Saved entries:
○ ○ ○ ○ ○ ○ ○
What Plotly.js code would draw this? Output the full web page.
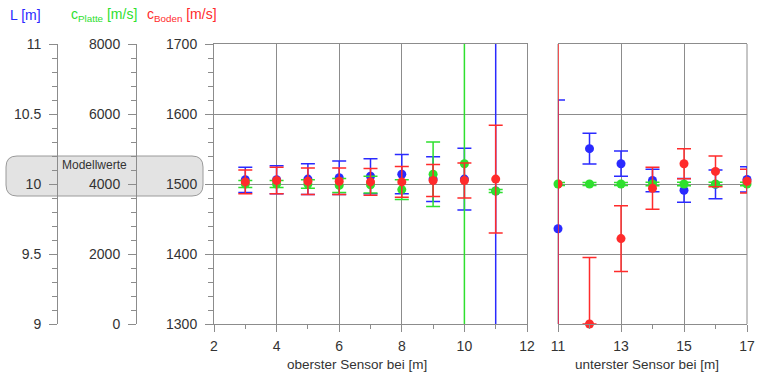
<!DOCTYPE html>
<html>
<head>
<meta charset="utf-8">
<script src="https://cdn.plot.ly/plotly-3.0.1.min.js"></script>
<style>html,body{margin:0;padding:0;background:#fff}#chart{width:759px;height:375px}</style>
</head>
<body>
<div id="chart"></div>
<script>
// ---------- data ----------
// upper panel: oberster Sensor bei [m]
const xTop = [3, 4, 5, 6, 7, 8, 9, 10, 11];
const L_top = [10.03, 10.03, 10.035, 10.045, 10.055, 10.07, 10.035, 10.035, 9.95];
const L_top_err = [0.09, 0.10, 0.11, 0.12, 0.125, 0.14, 0.16, 0.22, 5];
const cPlatte_top = [4000, 4000, 4000, 3960, 3980, 3840, 4280, 4580, 3800];
const cPlatte_top_err = [100, 100, 120, 200, 240, 280, 920, 20000, 40];
const cBoden_top = [1503, 1505, 1504, 1504, 1503, 1503, 1505, 1505, 1507];
const cBoden_top_err = [17, 19, 19, 19, 19, 22, 23, 25, 77];

// lower panel: unterster Sensor bei [m]
const xBot = [11, 12, 13, 14, 15, 16, 17];
const L_bot = [9.68, 10.2525, 10.145, 10.025, 9.955, 9.9975, 10.0325];
const L_bot_err = [0.92, 0.11, 0.09, 0.08, 0.085, 0.1025, 0.09];
const cPlatte_bot = [4000, 4000, 4000, 4000, 4000, 4000, 4000];
const cPlatte_bot_err = [40, 40, 40, 50, 50, 50, 50];
const cBoden_bot = [1500, 1300, 1422, 1494, 1529, 1518, 1504];
const cBoden_bot_errPlus = [500, 95, 47, 30, 21.5, 22, 17];
const cBoden_bot_errMinus = [500, 0, 47, 30, 21.5, 22, 17];

// axis ranges
const xTopRange = [2, 12];
const xBotRange = [11, 17];
const L_range = [9, 11];
const cPlatte_range = [0, 8000];
const cBoden_range = [1300, 1700];

// ---------- styling ----------
const W = 759, H = 375;
const px = v => v / W;
const py = v => 1 - v / H;
const BLUE = '#2a2aff', GREEN = '#2ee02e', RED = '#ff2b2b', GRAY = '#8c8c8c', TXT = '#333333';
const FONT = 'Liberation Sans, Arial, sans-serif';

function errs(color, arr, minus) {
  const e = {type: 'data', array: arr, color: color, thickness: 1.5, width: 7, visible: true};
  if (minus) { e.symmetric = false; e.arrayminus = minus; }
  return e;
}
function tr(x, y, xa, ya, color, err, clip) {
  return {
    type: 'scatter', mode: 'markers', x: x, y: y, xaxis: xa, yaxis: ya,
    marker: {color: color, size: 9},
    error_y: err, cliponaxis: clip, hoverinfo: 'skip', showlegend: false
  };
}

const data = [
  tr(xTop, L_top, 'x', 'y', BLUE, errs(BLUE, L_top_err), true),
  tr(xBot, L_bot, 'x2', 'y', BLUE, errs(BLUE, L_bot_err), false),
  tr(xTop, cPlatte_top, 'x', 'y2', GREEN, errs(GREEN, cPlatte_top_err), true),
  tr(xBot, cPlatte_bot, 'x2', 'y2', GREEN, errs(GREEN, cPlatte_bot_err), false),
  tr(xTop, cBoden_top, 'x', 'y3', RED, errs(RED, cBoden_top_err), true),
  tr(xBot.slice(1), cBoden_bot.slice(1), 'x2', 'y3', RED,
     errs(RED, cBoden_bot_errPlus.slice(1), cBoden_bot_errMinus.slice(1)), false),
  tr(xBot.slice(0, 1), cBoden_bot.slice(0, 1), 'x2', 'y4', RED,
     errs(RED, cBoden_bot_errPlus.slice(0, 1), cBoden_bot_errMinus.slice(0, 1)), true)
];

const yDom = [py(324), py(44)];
const tickfont = {family: FONT, size: 14, color: TXT};
function yAx(extra) {
  return Object.assign({
    domain: yDom, ticks: 'outside', ticklen: 8, tickwidth: 1, tickcolor: GRAY,
    showline: true, linecolor: GRAY, linewidth: 1, showgrid: false, zeroline: false,
    tickfont: tickfont, ticklabelstandoff: 5, fixedrange: true
  }, extra);
}

function roundRect(x0, y0, x1, y1, r) {
  const P = (x, y) => px(x).toFixed(5) + ',' + py(y).toFixed(5);
  return 'M' + P(x0 + r, y0) + ' L' + P(x1 - r, y0) + ' Q' + P(x1, y0) + ' ' + P(x1, y0 + r) +
    ' L' + P(x1, y1 - r) + ' Q' + P(x1, y1) + ' ' + P(x1 - r, y1) +
    ' L' + P(x0 + r, y1) + ' Q' + P(x0, y1) + ' ' + P(x0, y1 - r) +
    ' L' + P(x0, y0 + r) + ' Q' + P(x0, y0) + ' ' + P(x0 + r, y0) + ' Z';
}

const xCommon = {
  ticks: 'outside', ticklen: 7, tickcolor: GRAY,
  minor: {dtick: 1, ticks: 'outside', ticklen: 4, tickcolor: GRAY, showgrid: false},
  showgrid: true, gridcolor: GRAY, gridwidth: 1, zeroline: false,
  showline: true, linecolor: GRAY, mirror: true,
  tickfont: tickfont, ticklabelstandoff: 2, fixedrange: true
};

const layout = {
  width: W, height: H,
  margin: {l: 0, r: 0, t: 0, b: 0, pad: 0},
  paper_bgcolor: '#ffffff', plot_bgcolor: 'rgba(0,0,0,0)',
  showlegend: false,
  font: {family: FONT, color: TXT},
  xaxis: Object.assign({domain: [px(214), px(527)], range: xTopRange, anchor: 'y', tick0: 2, dtick: 2}, xCommon),
  xaxis2: Object.assign({domain: [px(558), px(747)], range: xBotRange, anchor: 'y', tick0: 11, dtick: 2}, xCommon),
  yaxis: yAx({range: L_range, anchor: 'free', position: px(57), tick0: 9, dtick: 0.5,
    minor: {dtick: 0.1, ticks: 'outside', ticklen: 5, tickcolor: GRAY, showgrid: false}}),
  yaxis2: yAx({range: cPlatte_range, overlaying: 'y', anchor: 'free', position: px(136), tick0: 0, dtick: 2000,
    minor: {dtick: 400, ticks: 'outside', ticklen: 5, tickcolor: GRAY, showgrid: false}}),
  yaxis3: yAx({range: cBoden_range, overlaying: 'y', anchor: 'x', side: 'left', tick0: 1300, dtick: 100,
    showgrid: true, gridcolor: GRAY, gridwidth: 1, mirror: true,
    minor: {dtick: 20, ticks: 'outside', ticklen: 5, tickcolor: GRAY, showgrid: false}}),
  yaxis4: {range: cBoden_range, overlaying: 'y', anchor: 'x2', visible: false, fixedrange: true},
  shapes: [
    {type: 'path', xref: 'paper', yref: 'paper', layer: 'below',
     path: roundRect(6, 156, 203, 196, 11),
     fillcolor: '#e3e3e3', line: {color: '#9a9a9a', width: 1}},
    {type: 'line', xref: 'paper', yref: 'paper', layer: 'below',
     x0: px(558), x1: px(558), y0: yDom[0], y1: yDom[1], line: {color: GRAY, width: 1}},
    {type: 'line', xref: 'paper', yref: 'paper', layer: 'below',
     x0: px(747), x1: px(747), y0: yDom[0], y1: yDom[1], line: {color: GRAY, width: 1}}
  ],
  annotations: [
    {xref: 'paper', yref: 'paper', x: px(8), y: py(15), xanchor: 'left', yanchor: 'middle', showarrow: false,
     text: 'L [m]', font: {family: FONT, size: 14, color: BLUE}},
    {xref: 'paper', yref: 'paper', x: px(69), y: py(15), xanchor: 'left', yanchor: 'middle', showarrow: false,
     text: 'c<sub>Platte</sub> [m/s]', font: {family: FONT, size: 14, color: GREEN}},
    {xref: 'paper', yref: 'paper', x: px(145), y: py(15), xanchor: 'left', yanchor: 'middle', showarrow: false,
     text: 'c<sub>Boden</sub> [m/s]', font: {family: FONT, size: 14, color: RED}},
    {xref: 'paper', yref: 'paper', x: px(60), y: py(165), xanchor: 'left', yanchor: 'middle', showarrow: false,
     text: 'Modellwerte', font: {family: FONT, size: 12, color: TXT}},
    {xref: 'paper', yref: 'paper', x: px(357), y: py(364), xanchor: 'center', yanchor: 'middle', showarrow: false,
     text: 'oberster Sensor bei [m]', font: {family: FONT, size: 13.5, color: TXT}},
    {xref: 'paper', yref: 'paper', x: px(647), y: py(364), xanchor: 'center', yanchor: 'middle', showarrow: false,
     text: 'unterster Sensor bei [m]', font: {family: FONT, size: 13.5, color: TXT}}
  ]
};

Plotly.newPlot('chart', data, layout, {staticPlot: true, displayModeBar: false});
</script>
</body>
</html>
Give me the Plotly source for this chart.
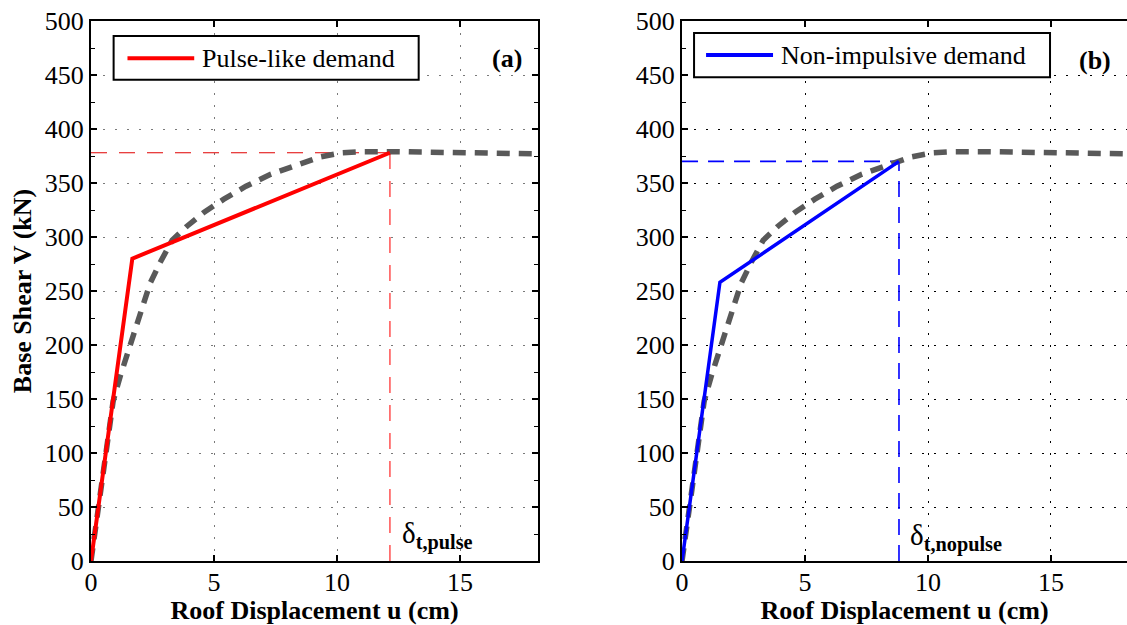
○ ○ ○ ○ ○ ○ ○
What you should do
Go from the first line of the listing to the line holding "const FONT = 'Liberation" and, please, transcribe those lines exactly, both included, with no pictures.

Result of the task
What Plotly.js code would draw this? Output the full web page.
<!DOCTYPE html>
<html>
<head>
<meta charset="utf-8">
<script src="https://cdn.plot.ly/plotly-3.0.1.min.js"></script>
<style>html,body{margin:0;padding:0;background:#fff}#chart{width:759px;height:375px}</style>
</head>
<body>
<div id="chart"></div>
<script>
// ---------- data ----------
// upper panel: oberster Sensor bei [m]
const xTop = [3, 4, 5, 6, 7, 8, 9, 10, 11];
const L_top = [10.03, 10.03, 10.035, 10.045, 10.055, 10.07, 10.035, 10.035, 9.95];
const L_top_err = [0.09, 0.10, 0.11, 0.12, 0.125, 0.14, 0.16, 0.22, 5];
const cPlatte_top = [4000, 4000, 4000, 3960, 3980, 3840, 4280, 4580, 3800];
const cPlatte_top_err = [100, 100, 120, 200, 240, 280, 920, 20000, 40];
const cBoden_top = [1503, 1505, 1504, 1504, 1503, 1503, 1505, 1505, 1507];
const cBoden_top_err = [17, 19, 19, 19, 19, 22, 23, 25, 77];

// lower panel: unterster Sensor bei [m]
const xBot = [11, 12, 13, 14, 15, 16, 17];
const L_bot = [9.68, 10.2525, 10.145, 10.025, 9.955, 9.9975, 10.0325];
const L_bot_err = [0.92, 0.11, 0.09, 0.08, 0.085, 0.1025, 0.09];
const cPlatte_bot = [4000, 4000, 4000, 4000, 4000, 4000, 4000];
const cPlatte_bot_err = [40, 40, 40, 50, 50, 50, 50];
const cBoden_bot = [1500, 1300, 1422, 1494, 1529, 1518, 1504];
const cBoden_bot_errPlus = [500, 95, 47, 30, 21.5, 22, 17];
const cBoden_bot_errMinus = [500, 0, 47, 30, 21.5, 22, 17];

// axis ranges
const xTopRange = [2, 12];
const xBotRange = [11, 17];
const L_range = [9, 11];
const cPlatte_range = [0, 8000];
const cBoden_range = [1300, 1700];

// ---------- styling ----------
const W = 759, H = 375;
const px = v => v / W;
const py = v => 1 - v / H;
const BLUE = '#2a2aff', GREEN = '#2ee02e', RED = '#ff2b2b', GRAY = '#8c8c8c', TXT = '#333333';
const FONT = 'Liberation Sans, Arial, sans-serif';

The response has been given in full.